Антология чувств. Рябь

Виктор Сорокин
Время от времени на меня нападает тоска по нежно-волнительным чувствам, и тогда я залезаю в их копилку – свою память. С памятью на чувства мне повезло исключительно: я помню всё их бесконечное разнообразие. Одно из нежных и сильных чувств во мне вызывает рябь на воде.

Между маленькими волнами и рябью есть существенное различие. Волны в своих колебаниях перемещают частицы воды в основном в вертикальном положении с небольшим отклонением по ветру, при этом волны вовлекают в вертикальное движение слой воды с толщиной, равной приблизительно трехкратной высоте волны. Рябь же затрагивает глубинный слой крайне незначительно – от силы в полвысоты «волны» : слой воды с рябью как бы скользит по поверхности основной толщи воды. Частицы воды в ряби перемещаются больше горизонтально, нежели вертикально. И еще: рябь успевает следовать за изменением направления порывов ветра, и от этого на поверхности водоема образуются переливчатые «поляны». Волновая же поверхность однообразна, разве что при очень сильном ветре происходит срыв гребней, но это, тем не менее, не создает заметного разнообразия рисунков на поверхности водоема.

Где и когда я увидел рябь впервые, припомнить не могу. Но она прочно отложилась в памяти еще в детстве, причем во множестве вариаций: то с отражением голубого неба, то – солнечных бликов, а то – хмурого осеннего неба. Но как бы то там ни было, когда я увидел рябь в очередной раз лет через двадцать, то сердце ёкнуло: это было до боли знакомо! Случилось это прозаически, между делом…

Году в 1974-м, в июле, мы поехали к Сониной маме в Нефтекумск (северо-восточное Ставрополье) на нашем горбатом «Запорожце». Поскольку в нашем распоряжении были очень точные карты (не из магазина), то могли выбирать экзотические маршруты по дорогам, известным только нам. И вот после Тулы мы взяли направление в сторону Куликового поля, по левому берегу Дона. Было часа четыре пополудни, когда дорога пошла по гребню восточной цепи холмов Среднерусской возвышенности. Справа, в шириной почти с километр долине, лежал Дон, состоящий из несметного числа мелких стариц, озер, луж, бочагов, проток… И все они – как мириады молчаливых колокольчиков – играли далекой и потому совершено бесшумной рябью! Я чуть не задохнулся от впечатления…

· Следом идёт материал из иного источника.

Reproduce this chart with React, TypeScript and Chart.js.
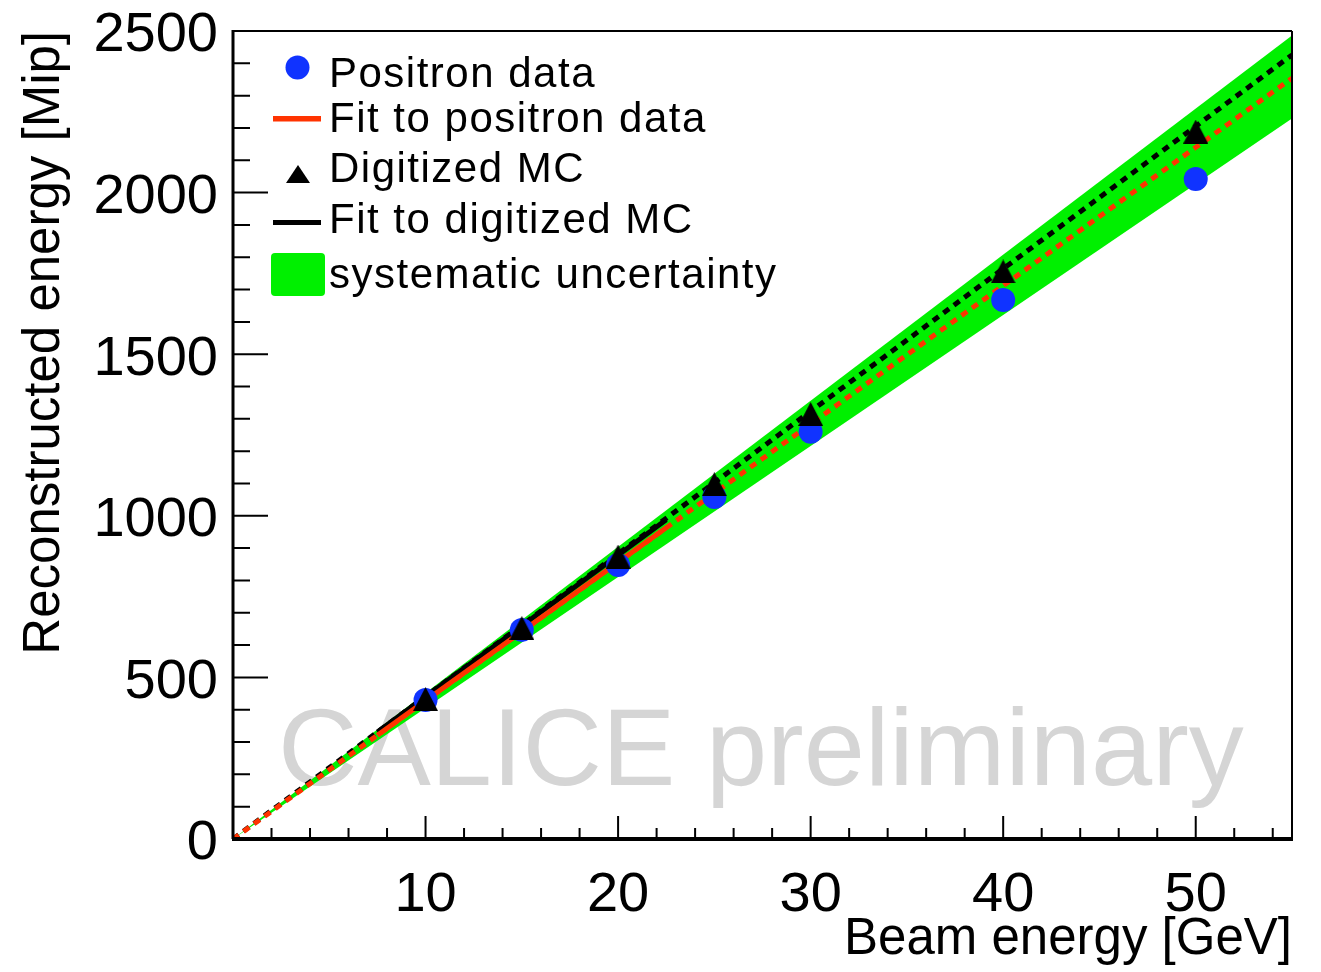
import React, { useEffect, useRef } from 'react';
import { Chart, registerables } from 'chart.js';

Chart.register(...registerables);

// ---- data ----
const beamEnergy = [10, 15, 20, 25, 30, 40, 50];
const positronData = [430, 647, 848, 1058, 1260, 1668, 2042];
const mcData = [433, 653, 874, 1098, 1315, 1756, 2189];

// fit lines (end points)
const fitSolidX = [7.5, 22.5];
const positronFitSolid = [321, 963];
const mcFitSolid = [331, 988];
const fitExtrapX = [0, 55];
const positronFitExtrap = [0, 2354];
const mcFitExtrap = [0, 2426];

// systematic uncertainty band (edges)
const bandX = [0, 55];
const bandUpper = [0, 2486];
const bandLower = [0, 2229];

const xMin = 0;
const xMax = 55;
const yMin = 0;
const yMax = 2500;
const xMajorStep = 10;
const xMinorStep = 2;
const yMajorStep = 500;
const yMinorStep = 100;

const legendLabels = [
  'Positron data',
  'Fit to positron data',
  'Digitized MC',
  'Fit to digitized MC',
  'systematic uncertainty',
];
const xTitle = 'Beam energy [GeV]';
const yTitle = 'Reconstructed energy [Mip]';
const watermark = 'CALICE preliminary';

const FONT = '"Liberation Sans", Arial, Helvetica, sans-serif';
const BLUE = '#1033ff';
const RED = '#ff3300';
const GREEN = '#00f000';

const pts = (xs: number[], ys: number[]) => xs.map((x, i) => ({ x, y: ys[i] }));

function makeTriangle(): HTMLCanvasElement {
  const c = document.createElement('canvas');
  c.width = 25;
  c.height = 24;
  const g = c.getContext('2d')!;
  g.fillStyle = '#000';
  g.beginPath();
  g.moveTo(12.5, 0);
  g.lineTo(25, 24);
  g.lineTo(0, 24);
  g.closePath();
  g.fill();
  return c;
}

const decorPlugin = {
  id: 'rootDecor',
  beforeDatasetsDraw(chart: any) {
    const { ctx, chartArea } = chart;
    ctx.save();
    ctx.font = `110px ${FONT}`;
    ctx.fillStyle = '#d5d5d5';
    ctx.textBaseline = 'alphabetic';
    ctx.textAlign = 'left';
    ctx.fillText(watermark, chartArea.left + 45, chartArea.bottom - 54);
    ctx.restore();
  },
  afterDatasetsDraw(chart: any) {
    const { ctx, chartArea } = chart;
    const xs = chart.scales.x;
    const ys = chart.scales.y;
    const { left, right, top, bottom } = chartArea;
    ctx.save();
    ctx.strokeStyle = '#000';
    ctx.lineCap = 'butt';
    // ticks
    ctx.lineWidth = 2;
    ctx.beginPath();
    for (let v = yMin + yMinorStep; v < yMax; v += yMinorStep) {
      const p = ys.getPixelForValue(v);
      const len = v % yMajorStep === 0 ? 35 : 17;
      ctx.moveTo(left, p);
      ctx.lineTo(left + len, p);
    }
    for (let v = xMin + xMinorStep; v < xMax; v += xMinorStep) {
      const p = xs.getPixelForValue(v);
      const len = v % xMajorStep === 0 ? 23 : 11;
      ctx.moveTo(p, bottom);
      ctx.lineTo(p, bottom - len);
    }
    ctx.stroke();
    // frame
    ctx.lineWidth = 2;
    ctx.beginPath();
    ctx.moveTo(left, top);
    ctx.lineTo(right, top);
    ctx.moveTo(right, top);
    ctx.lineTo(right, bottom);
    ctx.stroke();
    ctx.lineWidth = 3;
    ctx.beginPath();
    ctx.moveTo(left, top - 1);
    ctx.lineTo(left, bottom);
    ctx.stroke();
    ctx.lineWidth = 4;
    ctx.beginPath();
    ctx.moveTo(left - 1, bottom);
    ctx.lineTo(right + 1, bottom);
    ctx.stroke();

    // legend
    const baselines = [87, 132, 182, 233, 288];
    ctx.font = `42px ${FONT}`;
    (ctx as any).letterSpacing = '1.5px';
    ctx.fillStyle = '#000';
    ctx.textBaseline = 'alphabetic';
    ctx.textAlign = 'left';
    legendLabels.forEach((t, i) => ctx.fillText(t, 329, baselines[i]));
    (ctx as any).letterSpacing = '0px';
    // markers
    ctx.fillStyle = BLUE;
    ctx.beginPath();
    ctx.arc(297.5, 67.5, 12, 0, Math.PI * 2);
    ctx.fill();
    ctx.fillStyle = RED;
    ctx.fillRect(273, 116, 48, 5.5);
    ctx.fillStyle = '#000';
    ctx.beginPath();
    ctx.moveTo(298, 165);
    ctx.lineTo(310, 183);
    ctx.lineTo(286, 183);
    ctx.closePath();
    ctx.fill();
    ctx.fillRect(273, 220, 48, 5);
    ctx.fillStyle = GREEN;
    ctx.beginPath();
    (ctx as any).roundRect(271, 253, 54, 43, 4);
    ctx.fill();
    ctx.restore();
  },
};

export default function App() {
  const ref = useRef<HTMLCanvasElement | null>(null);

  useEffect(() => {
    if (!ref.current) return;
    const tri = makeTriangle();
    const chart = new Chart(ref.current, {
      type: 'scatter',
      data: {
        datasets: [
          {
            label: 'band upper',
            data: pts(bandX, bandUpper),
            showLine: true,
            borderWidth: 0,
            borderColor: GREEN,
            pointRadius: 0,
            fill: false,
            order: 20,
          },
          {
            label: legendLabels[4],
            data: pts(bandX, bandLower),
            showLine: true,
            borderWidth: 0,
            borderColor: GREEN,
            backgroundColor: GREEN,
            pointRadius: 0,
            fill: '-1',
            order: 19,
          },
          {
            label: 'MC fit extrapolation',
            data: pts(fitExtrapX, mcFitExtrap),
            showLine: true,
            borderColor: '#000',
            borderWidth: 5,
            borderDash: [7, 6],
            pointRadius: 0,
            order: 16,
          },
          {
            label: 'positron fit extrapolation',
            data: pts(fitExtrapX, positronFitExtrap),
            showLine: true,
            borderColor: RED,
            borderWidth: 5,
            borderDash: [7, 6],
            pointRadius: 0,
            order: 15,
          },
          {
            label: legendLabels[3],
            data: pts(fitSolidX, mcFitSolid),
            showLine: true,
            borderColor: '#000',
            borderWidth: 5,
            pointRadius: 0,
            order: 14,
          },
          {
            label: legendLabels[1],
            data: pts(fitSolidX, positronFitSolid),
            showLine: true,
            borderColor: RED,
            borderWidth: 5,
            pointRadius: 0,
            order: 13,
          },
          {
            label: legendLabels[0],
            data: pts(beamEnergy, positronData),
            pointStyle: 'circle',
            pointRadius: 12,
            pointBackgroundColor: BLUE,
            pointBorderWidth: 0,
            order: 5,
          },
          {
            label: legendLabels[2],
            data: pts(beamEnergy, mcData),
            pointStyle: tri as any,
            pointRadius: 12,
            pointBorderWidth: 0,
            order: 4,
          },
        ],
      },
      options: {
        animation: false,
        responsive: true,
        maintainAspectRatio: false,
        layout: { padding: { top: 31, right: 29, left: 0, bottom: 0 } },
        plugins: {
          legend: { display: false },
          tooltip: { enabled: false },
        },
        scales: {
          x: {
            type: 'linear',
            min: xMin,
            max: xMax,
            grid: { display: false },
            border: { display: false },
            ticks: {
              stepSize: xMajorStep,
              includeBounds: false,
              autoSkip: false,
              maxRotation: 0,
              padding: 15,
              color: '#000',
              font: { family: FONT, size: 56, lineHeight: 1.2 },
              callback: (v: any) => (Number(v) === 0 ? '' : String(v)),
            },
            title: {
              display: true,
              text: xTitle,
              align: 'end',
              color: '#000',
              font: { family: FONT, size: 51, lineHeight: 1.2 },
              padding: { top: 0, bottom: 1 },
            },
            afterFit: (s: any) => {
              s.height = 133;
              s.paddingLeft = 0;
              s.paddingRight = 0;
            },
          },
          y: {
            type: 'linear',
            min: yMin,
            max: yMax,
            grid: { display: false },
            border: { display: false },
            ticks: {
              stepSize: yMajorStep,
              padding: 7,
              labelOffset: 5,
              color: '#000',
              font: { family: FONT, size: 56, lineHeight: 1.2 },
              callback: (v: any) => String(v),
            },
            title: {
              display: true,
              text: yTitle,
              align: 'end',
              color: '#000',
              font: { family: FONT, size: 51, lineHeight: 1.2 },
              padding: { top: 14, bottom: 0 },
            },
            afterFit: (s: any) => {
              s.width = 233;
              s.paddingTop = 0;
              s.paddingBottom = 0;
            },
          },
        },
      } as any,
      plugins: [decorPlugin],
    });
    return () => chart.destroy();
  }, []);

  return (
    <div style={{ position: 'fixed', left: 0, top: 0, width: 1321, height: 972, background: '#fff' }}>
      <canvas ref={ref} />
    </div>
  );
}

К югу долина реки просматривалась километров на пять, к северу – на два, и на всем этом огромном пространстве не было ни души! (А сейчас я вообще не припоминаю каких бы то ни было признаков человеческой деятельности в том месте – повсюду были только луга...) Тишина и безлюдье как ветром сдули несколько веков и перенесли меня в Древнюю Русь – с точно такими же холмами, таким же Доном и таким же солнцем! От всей картины пахло невероятным спокойствием. Легкие порывы ветра серебрили поверхность Дона, как будто причесывая его седые кудри…
К сожалению, наш путь был далек и не было возможности остановиться здесь надолго. Прощай, Дон! Однако за всю последующую жизнь мне больше ни разу не довелось увидеть столь величественную рябь, да еще на огромном пространстве…

Прошло тридцать лет. Надеясь хоть частично вернуть давнее впечатление, в пяти шагах от угла нового дома в Ландах мы выкопали пруд. И когда на нашу деревню набрасывается порывистый ветер с Атлантики, мы садимся у начинающегося от самого пола окна – смотреть на рябь. Смотреть и вспоминать… Вы даже не представляете себе, какое это удовольствие!